NO surgieron los oídos para oír, ni los ojos para ver, ni las piernas para andar. Oímos porque tenemos oídos, vemos porque tenemos ojos, y andamos porque tenemos piernas. La primera expresión denota la existencia de propósitos; la segunda, no. Y esa distinción es muy importante. De modo similar, Watson y Crick no investigaron la estructura del ADN para que se pudieran crear organismos transgénicos; y sin embargo, décadas después -gracias, entre otras, a sus investigaciones- se han podido crear esas modernas «quimeras».
Desde comienzos del siglo XX, ciencia y tecnología no han dejado de interaccionar. La ciencia ha sustentado el progreso tecnológico y la tecnología ha apoyado el científico. Ambas han progresado conjuntamente gracias a la curiosidad y la creatividad humana. La curiosidad ha impulsado la búsqueda de explicaciones a los fenómenos de la naturaleza, y gracias a la creatividad se han encontrado buenas explicaciones y hallado soluciones para resolver muchos problemas. A científicos e ingenieros les mueve su curiosidad y todos ellos se valen de su creatividad. La innovación es otra cosa. Innovar consiste en convertir ideas en nuevos productos, servicios o procedimientos y si, mediante su difusión, se imponen en el mercado, tienen éxito. Hay innovaciones basadas en conocimiento científico-tecnológico, y las hay basadas en otras formas de conocimiento, o en intuiciones y chispazos de unos pocos. Pero la esencia de las actividades científico-tecnológicas es diferente de la de las innovaciones. El motor de la ciencia es la curiosidad; el de la innovación es la búsqueda del éxito económico. El desarrollo científico reporta a nuestra sociedad beneficios múltiples, porque la ciencia genera conocimiento, mejora el nivel educativo y cultural de la ciudadanía, promueve la tolerancia, propicia la transparencia y es, por todo ello, un componente esencial de las sociedades abiertas.

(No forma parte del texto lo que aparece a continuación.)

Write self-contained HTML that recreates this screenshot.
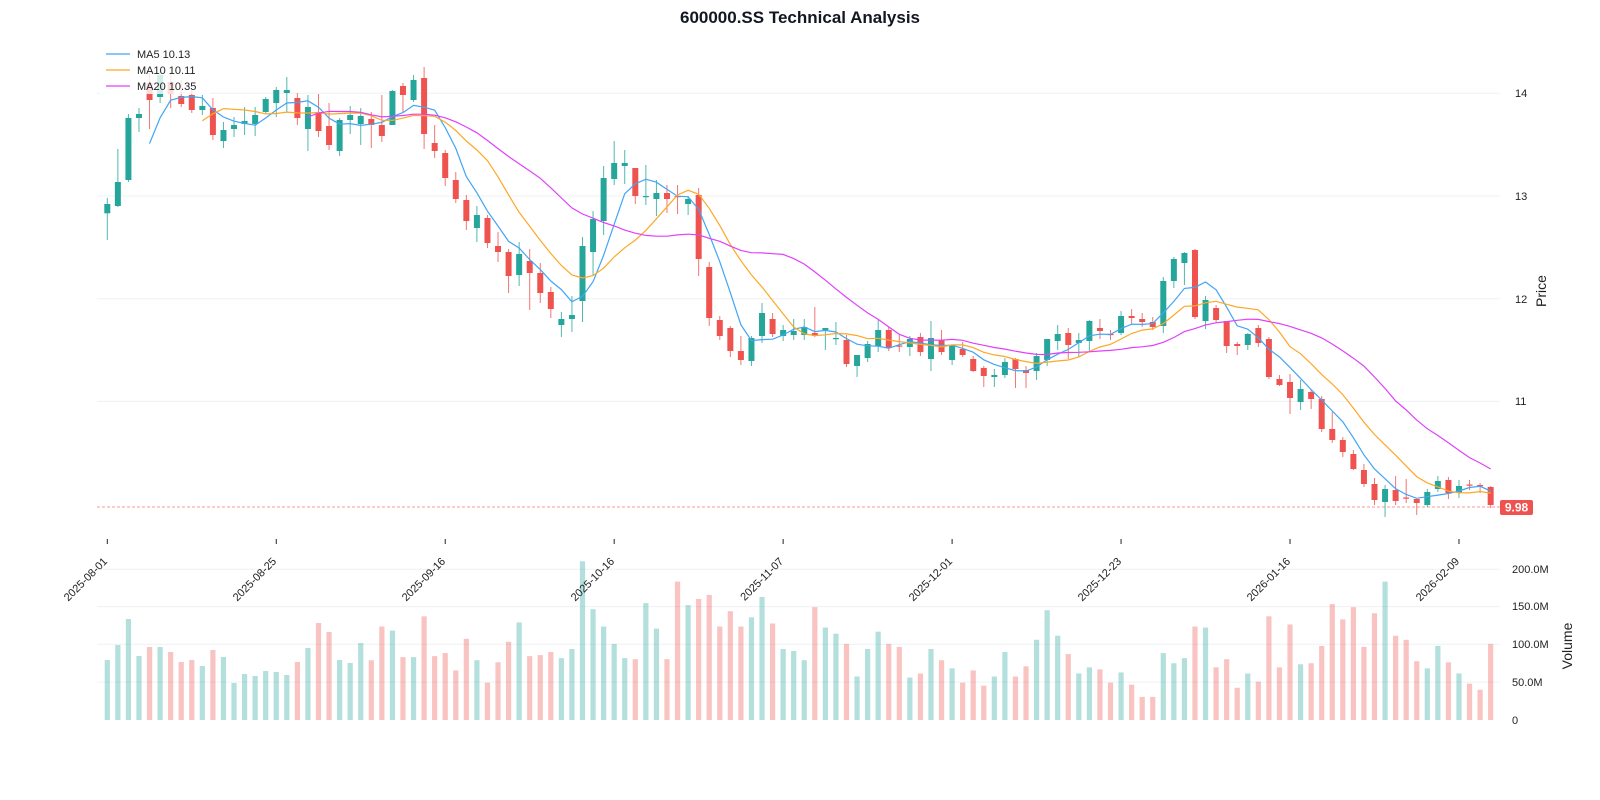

Y además, cuando es fuente de innovaciones, genera riqueza y bienestar.
La innovación es un factor de crecimiento económico y de mejora del bienestar, tanto si se basa en descubrimientos científico-tecnológicos, como si se fundamenta en otros procesos; por eso es tan importante. Pero que algo sea importante no quiere decir que su promoción deba ligarse a la de otras actividades también importantes. Raro será el joven bachiller que quiera estudiar ciencia para innovar, y raro el científico que se dedique a esa tarea con ese propósito; lo hacen para satisfacer su curiosidad.
Muchos piensan que la ciencia debe justificar su práctica y desarrollo porque es fuente de innovación. Pero eso es un error. Cuando la ciencia acaba siendo fuente de innovación ello ha sido el resultado de un proceso que bien podría haber cursado de otro modo, porque la conexión entre ciencia e innovación es azarosa, difusa. Por eso, no es bueno justificar el apoyo a la ciencia en función de la innovación que generará, porque quizás esta o aquella investigación no traigan innovación alguna; a pesar de ello, seguirá siendo socialmente beneficiosa. Al ligar a la innovación el interés de la ciencia y la tecnología se renuncia a valorar éstas por sus propios méritos, se las convierte en subsidiarias de un proceso cuyo motor y condicionantes son diferentes, y se las desposee de los atributos que las hacen atractivas y merecedoras de especial atención. En el fondo, es como si se desconfiase de su potencial, como si se considerase necesario reforzarlas con un aditamento, por el temor, quizás, de que carezcan de genuino interés. Muchas innovaciones tienen detrás investigación científica y tecnológica, pero pasa lo mismo que con el ojo: ni surgió el ojo para ver, ni se hace ciencia para innovar.